E a isenção de IRS aos prémios será fácil de aplicar?
Vai ser uma dor de cabeça, a medida anterior também já tinha muitos ‘ses’, o que a tornou pouco aplicável. E faço notar que esta nova medida associa à necessidade de haver uma mexida nos últimos três anos na regulamentação coletiva de trabalho. O que significa que as entidades, as empresas que não estejam abrangidas por convenções coletivas de trabalho ficam de fora e não podem aplicar este benefício.

Cria uma situação de injustiça…
Sim e quando as próprias empresas ou os próprios trabalhadores não têm culpa. Aliás, é um beneficio mais para os trabalhadores do que propriamente para as empresas, porque em termos de tributação de IRS só vai ter influência no trabalhador.

Pela primeira vez não assistimos ao ‘festival’ em torno do aumento dos impostos indiretos ou não foi dado tanto destaque?
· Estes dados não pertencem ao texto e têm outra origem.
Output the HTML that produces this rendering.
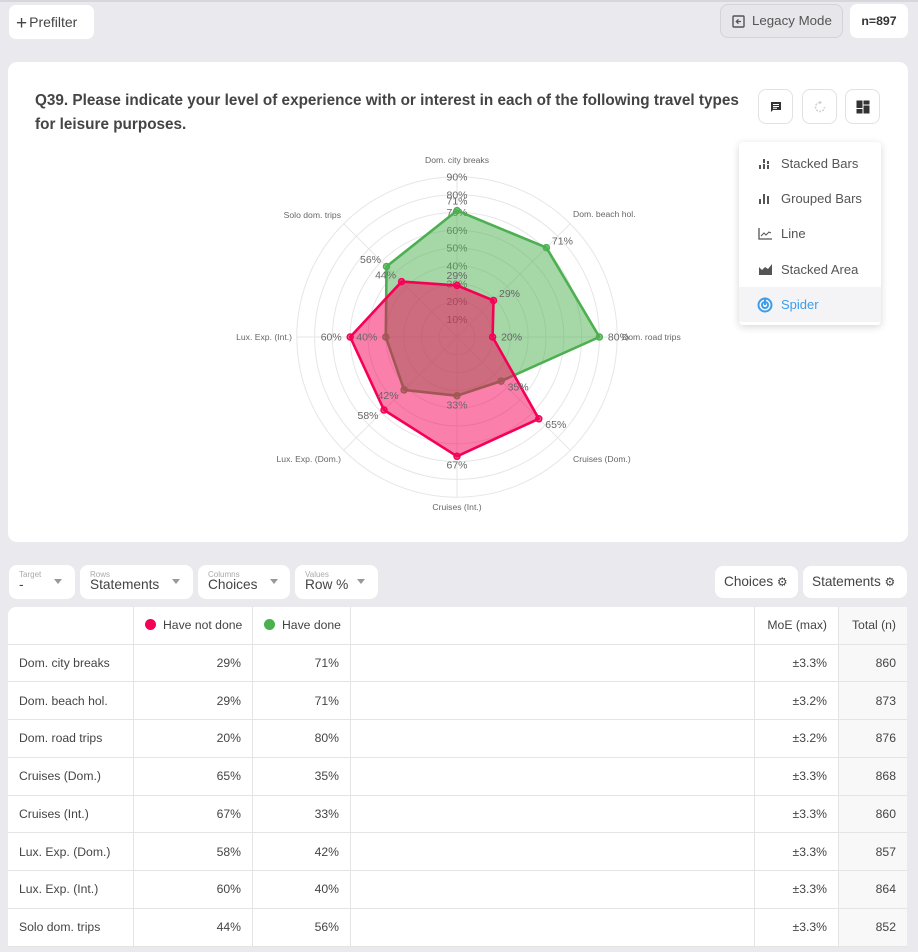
<!DOCTYPE html>
<html><head><meta charset="utf-8">
<style>
*{box-sizing:border-box;margin:0;padding:0}
body{width:918px;height:952px;overflow:hidden;background:#e9e9ee;font-family:"Liberation Sans",Arial,sans-serif;color:#444;position:relative}
.abs{position:absolute}
.btn{position:absolute;background:#fff;border-radius:7px}
.card{position:absolute;background:#fff;border-radius:9px}
.ib{position:absolute;width:35px;height:35px;border:1px solid #e2e2e2;border-radius:8px;background:#fff}
.dd{position:absolute;left:739px;top:142px;width:142px;height:183px;background:#fff;border-radius:4px;box-shadow:0 2px 8px rgba(0,0,0,0.16)}
.mi{position:absolute;left:0;width:142px;height:35px;font-size:13px;color:#555;line-height:35px;padding-left:42px}
.mi svg{position:absolute;left:19px;top:11px}
.sel{position:absolute;top:565px;height:34px;background:#fff;border-radius:8px}
.sel .l{position:absolute;left:10px;top:5px;font-size:8px;color:#aaa}
.sel .v{position:absolute;left:10px;top:12px;font-size:13.7px;color:#444}
.sel .c{position:absolute;top:14px;width:0;height:0;border-left:4.5px solid transparent;border-right:4.5px solid transparent;border-top:5px solid #999}
table{position:absolute;left:8px;top:607px;width:899px;border-collapse:collapse;table-layout:fixed;font-size:12.2px;color:#444}
td{border:1px solid #e4e4e4;padding:0 11px;white-space:nowrap;overflow:hidden}
td.r{text-align:right}
td.t{background:#f8f8f8}
tr.h td{height:37px}
tr.d td{height:37.75px}
.dot{display:inline-block;width:11px;height:11px;border-radius:50%;vertical-align:-1px;margin-right:7px}
</style></head><body>
<div class="abs" style="left:0;top:0;width:918px;height:2px;background:#d6d6db"></div>

<div class="btn" style="left:9px;top:5px;width:85px;height:34px;font-size:14px;line-height:34px;padding-left:7px;color:#444"><span style="font-size:19px;vertical-align:-2px;margin-right:2px">+</span>Prefilter</div>
<div class="abs" style="left:720px;top:4px;width:123px;height:34px;border:1px solid #d3d3d8;border-radius:8px;background:#e6e6eb;font-size:13.3px;line-height:32px;color:#555;padding-left:31px">Legacy Mode
<svg class="abs" style="left:11px;top:10px" width="13" height="13" viewBox="0 0 13 13"><rect x="1" y="1" width="11" height="11" rx="1" fill="none" stroke="#555" stroke-width="1.4"/><path d="M9 6.5H4.5M6.5 4.3L4.3 6.5 6.5 8.7" fill="none" stroke="#555" stroke-width="1.3"/></svg></div>
<div class="btn" style="left:850px;top:4px;width:58px;height:34px;font-size:12.3px;font-weight:bold;line-height:34px;text-align:center;color:#333">n=897</div>

<div class="card" style="left:8px;top:62px;width:900px;height:480px"></div>
<div class="abs" style="left:35px;top:89px;font-size:15.3px;font-weight:bold;line-height:24px;color:#444;white-space:nowrap">Q39. Please indicate your level of experience with or interest in each of the following travel types<br>for leisure purposes.</div>

<div class="ib" style="left:758px;top:89px"><svg class="abs" style="left:11px;top:11px" width="12" height="12" viewBox="0 0 12 12"><path d="M1 1h10v8H3l-2 2z" fill="#333"/><path d="M3 3.5h6M3 5.5h6M3 7.3h4" stroke="#fff" stroke-width="1"/></svg></div>
<div class="ib" style="left:802px;top:89px"><svg class="abs" style="left:10px;top:10px" width="14" height="14" viewBox="0 0 14 14"><path d="M7 2.5A4.5 4.5 0 1 0 11.5 7" fill="none" stroke="#d0d0d0" stroke-width="1.5" stroke-dasharray="2 1.3"/><path d="M6.5 0.5L9 2.5 6.5 4.5z" fill="#d0d0d0"/></svg></div>
<div class="ib" style="left:845px;top:89px"><svg class="abs" style="left:10px;top:10px" width="14" height="14" viewBox="0 0 14 14"><rect x="0.5" y="0.5" width="6" height="7.5" fill="#333"/><rect x="7.5" y="0.5" width="6" height="4" fill="#333"/><rect x="0.5" y="9" width="6" height="4.5" fill="#333"/><rect x="7.5" y="5.5" width="6" height="8" fill="#333"/></svg></div>

<svg class="abs" style="left:0;top:0" width="918" height="560" viewBox="0 0 918 560" font-family="Liberation Sans, Arial, sans-serif">
<g fill="none" stroke="#e6e6e6" stroke-width="1">
<circle cx="457" cy="337" r="17.8"/><circle cx="457" cy="337" r="35.6"/><circle cx="457" cy="337" r="53.4"/><circle cx="457" cy="337" r="71.2"/><circle cx="457" cy="337" r="89"/><circle cx="457" cy="337" r="106.8"/><circle cx="457" cy="337" r="124.6"/><circle cx="457" cy="337" r="142.4"/><circle cx="457" cy="337" r="160.2"/>
<path d="M457 337L457 176.8M457 337L570.3 223.7M457 337L617.2 337M457 337L570.3 450.3M457 337L457 497.2M457 337L343.7 450.3M457 337L296.8 337M457 337L343.7 223.7"/>
</g>
<g font-size="10.5" fill="#666" text-anchor="middle">
<text x="457" y="322.9">10%</text><text x="457" y="305.1">20%</text><text x="457" y="287.3">30%</text><text x="457" y="269.5">40%</text><text x="457" y="251.7">50%</text><text x="457" y="233.9">60%</text><text x="457" y="216.1">70%</text><text x="457" y="198.3">80%</text><text x="457" y="180.5">90%</text>
</g>
<polygon points="457,210.6 546.4,247.6 599.4,337 501.1,381.1 457,395.7 404.1,389.9 385.8,337 386.5,266.5" fill="rgba(76,175,80,0.5)" stroke="#4caf50" stroke-width="2.6" stroke-linejoin="round"/>
<g fill="rgba(76,175,80,0.6)" stroke="#4caf50" stroke-width="1.5">
<circle cx="457" cy="210.6" r="3"/><circle cx="546.4" cy="247.6" r="3"/><circle cx="599.4" cy="337" r="3"/><circle cx="501.1" cy="381.1" r="3"/><circle cx="457" cy="395.7" r="3"/><circle cx="404.1" cy="389.9" r="3"/><circle cx="385.8" cy="337" r="3"/><circle cx="386.5" cy="266.5" r="3"/>
</g>
<polygon points="457,285.4 493.5,300.5 492.6,337 538.8,418.8 457,456.3 384,410 350.2,337 401.6,281.6" fill="rgba(245,0,87,0.5)" stroke="#f50057" stroke-width="2.6" stroke-linejoin="round"/>
<g fill="rgba(245,0,87,0.6)" stroke="#f50057" stroke-width="1.5">
<circle cx="457" cy="285.4" r="3"/><circle cx="493.5" cy="300.5" r="3"/><circle cx="492.6" cy="337" r="3"/><circle cx="538.8" cy="418.8" r="3"/><circle cx="457" cy="456.3" r="3"/><circle cx="384" cy="410" r="3"/><circle cx="350.2" cy="337" r="3"/><circle cx="401.6" cy="281.6" r="3"/>
</g>
<g font-size="10.5" fill="#666" text-anchor="middle">
<text x="457" y="279.1">29%</text><text x="509.5" y="297.2">29%</text><text x="511.6" y="340.7">20%</text><text x="555.8" y="428">65%</text><text x="457" y="468.7">67%</text><text x="368" y="419.2">58%</text><text x="331.2" y="340.7">60%</text><text x="385.6" y="278.3">44%</text>
<text x="457" y="204.3">71%</text><text x="562.4" y="244.3">71%</text><text x="618.4" y="340.7">80%</text><text x="518.1" y="390.3">35%</text><text x="457" y="408.4">33%</text><text x="388.1" y="399.1">42%</text><text x="366.8" y="340.7">40%</text><text x="370.5" y="263.2">56%</text>
</g>
<g font-size="8.6" fill="#666">
<text x="457" y="163" text-anchor="middle">Dom. city breaks</text>
<text x="573" y="217">Dom. beach hol.</text>
<text x="622" y="340">Dom. road trips</text>
<text x="573" y="462">Cruises (Dom.)</text>
<text x="457" y="510" text-anchor="middle">Cruises (Int.)</text>
<text x="341" y="462" text-anchor="end">Lux. Exp. (Dom.)</text>
<text x="292" y="340" text-anchor="end">Lux. Exp. (Int.)</text>
<text x="341" y="218" text-anchor="end">Solo dom. trips</text>
</g>
</svg>

<div class="dd">
<div class="mi" style="top:3.5px">Stacked Bars<svg width="13" height="13" viewBox="0 0 13 13"><g fill="#555"><rect x="1" y="8" width="2" height="4"/><rect x="5" y="2" width="2" height="4"/><rect x="5" y="7" width="2" height="5"/><rect x="9" y="4" width="2" height="3"/><rect x="9" y="8" width="2" height="4"/></g></svg></div>
<div class="mi" style="top:38.8px">Grouped Bars<svg width="13" height="13" viewBox="0 0 13 13"><g fill="#555"><rect x="1" y="7" width="2" height="5"/><rect x="5" y="2" width="2" height="10"/><rect x="9" y="4" width="2" height="8"/></g></svg></div>
<div class="mi" style="top:74px">Line<svg width="15" height="13" viewBox="0 0 15 13"><path d="M1 1V12H14" fill="none" stroke="#555" stroke-width="1.3"/><path d="M3 9L6 6 8 8 11 5 13 6" fill="none" stroke="#555" stroke-width="1"/></svg></div>
<div class="mi" style="top:109.5px">Stacked Area<svg width="15" height="13" viewBox="0 0 15 13"><path d="M1 12V4L4 7 7 4 10 6 14 1V12Z" fill="#555"/></svg></div>
<div class="mi" style="top:145px;height:35px;background:#f4f4f6;color:#3d9de8">Spider<svg width="16" height="16" viewBox="0 0 16 16" style="left:18px;top:9.5px"><circle cx="8" cy="8" r="6.5" fill="none" stroke="#3d9de8" stroke-width="2"/><circle cx="8" cy="8" r="3" fill="none" stroke="#3d9de8" stroke-width="2"/><path d="M8 1V8" stroke="#3d9de8" stroke-width="2"/></svg></div>
</div>

<div class="sel" style="left:9px;width:66px"><span class="l">Target</span><span class="v">-</span><span class="c" style="left:45px"></span></div>
<div class="sel" style="left:80px;width:113px"><span class="l">Rows</span><span class="v">Statements</span><span class="c" style="left:92px"></span></div>
<div class="sel" style="left:198px;width:92px"><span class="l">Columns</span><span class="v">Choices</span><span class="c" style="left:72px"></span></div>
<div class="sel" style="left:295px;width:83px"><span class="l">Values</span><span class="v">Row %</span><span class="c" style="left:62px"></span></div>

<div class="btn" style="left:715px;top:566px;width:83px;height:32px;border-radius:8px;font-size:13.6px;line-height:32px;padding-left:9px;color:#444">Choices <span style="font-size:12px;color:#444">&#9881;</span></div>
<div class="btn" style="left:803px;top:566px;width:104px;height:32px;border-radius:8px;font-size:13.6px;line-height:32px;padding-left:9px;color:#444">Statements <span style="font-size:12px;color:#444">&#9881;</span></div>

<div class="abs" style="left:8px;top:607px;width:899px;height:340px;background:#fff;border-radius:8px 8px 0 0"></div>
<table>
<colgroup><col style="width:125.5px"><col style="width:119px"><col style="width:98px"><col style="width:404px"><col style="width:84px"><col style="width:68.5px"></colgroup>
<tr class="h"><td style="border-top:none;border-left:none"></td><td style="border-top:none"><span class="dot" style="background:#f50057"></span>Have not done</td><td style="border-top:none"><span class="dot" style="background:#4caf50"></span>Have done</td><td style="border-top:none"></td><td class="r" style="border-top:none">MoE (max)</td><td class="r t" style="border-top:none;border-right:none">Total (n)</td></tr>
<tr class="d"><td style="border-left:none">Dom. city breaks</td><td class="r">29%</td><td class="r">71%</td><td></td><td class="r">±3.3%</td><td class="r t" style="border-right:none">860</td></tr>
<tr class="d"><td style="border-left:none">Dom. beach hol.</td><td class="r">29%</td><td class="r">71%</td><td></td><td class="r">±3.2%</td><td class="r t" style="border-right:none">873</td></tr>
<tr class="d"><td style="border-left:none">Dom. road trips</td><td class="r">20%</td><td class="r">80%</td><td></td><td class="r">±3.2%</td><td class="r t" style="border-right:none">876</td></tr>
<tr class="d"><td style="border-left:none">Cruises (Dom.)</td><td class="r">65%</td><td class="r">35%</td><td></td><td class="r">±3.3%</td><td class="r t" style="border-right:none">868</td></tr>
<tr class="d"><td style="border-left:none">Cruises (Int.)</td><td class="r">67%</td><td class="r">33%</td><td></td><td class="r">±3.3%</td><td class="r t" style="border-right:none">860</td></tr>
<tr class="d"><td style="border-left:none">Lux. Exp. (Dom.)</td><td class="r">58%</td><td class="r">42%</td><td></td><td class="r">±3.3%</td><td class="r t" style="border-right:none">857</td></tr>
<tr class="d"><td style="border-left:none">Lux. Exp. (Int.)</td><td class="r">60%</td><td class="r">40%</td><td></td><td class="r">±3.3%</td><td class="r t" style="border-right:none">864</td></tr>
<tr class="d"><td style="border-left:none">Solo dom. trips</td><td class="r">44%</td><td class="r">56%</td><td></td><td class="r">±3.3%</td><td class="r t" style="border-right:none">852</td></tr>
</table>
</body></html>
Há sempre alguns impostos encapotados que não se sentem diretamente e que acabam por ter algumas alterações. É uma forma de equilibrar o Orçamento, mas acredito que este ano não tenha sido dado destaque. No entanto, também confesso que nunca olho muito para essas medidas porque são muito específicas e pouco direcionadas para as empresas.